The Central American presidents who met with Zedillo have already taken a first step with their Mexican counterpart by deciding to include the migration issue on the agenda of the Western Hemisphere summit in Miami next month. Many business and political leaders in Mexico are now espousing the stance that very few (including this writer) staked out during the NAFTA debate: that Mexico should have pressed for a chapter on immigration, even if that meant complicating the treaty’s ratification.

But negotiations on migratory problems between generating and receiving countries are a complicated process. They generally end in a basic trade-off, as happened most recently between Washington and Havana: expanded legalization of out-migration in exchange for sharing the responsibility of regulating it. This does not necessarily mean that Mexico should patrol its own borders, as Fidel Castro basically agreed to do with the beaches of Cojimar. Nor does it imply that the United States, after a decent interval, would begin, for example, to accept far more legal immigrants from El Salvador than it publicly acknowledges, as it had done with the Cubans in Guantanamo.
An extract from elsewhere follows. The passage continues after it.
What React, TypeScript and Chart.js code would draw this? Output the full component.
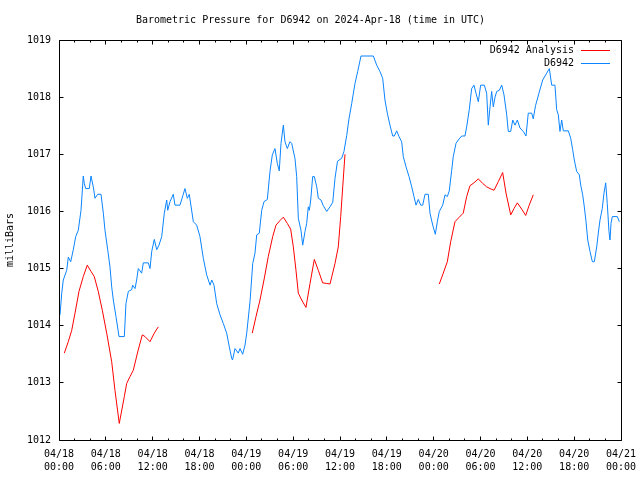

But it does signify that the governments of Latin America must soon face a cruel conundrum. They will have to negotiate the numbers of their countrymen who wish to leave, by inference leaving the others to a cruel limbo. And in order to reach agreements with the United States on these flows and their legality, they will be obliged to become involved in regulating them, by volume, destination, season and profession or type of skill. None of this will be easy or pleasant--or palatable to large segments of Latin American public opinion. But if California’s record of anticipating swings in U.S. public attitudes is any indication, it will be probably be unavoidable: The sentiment behind Proposition 187 seems to be here to stay, even if its details and mechanics are not.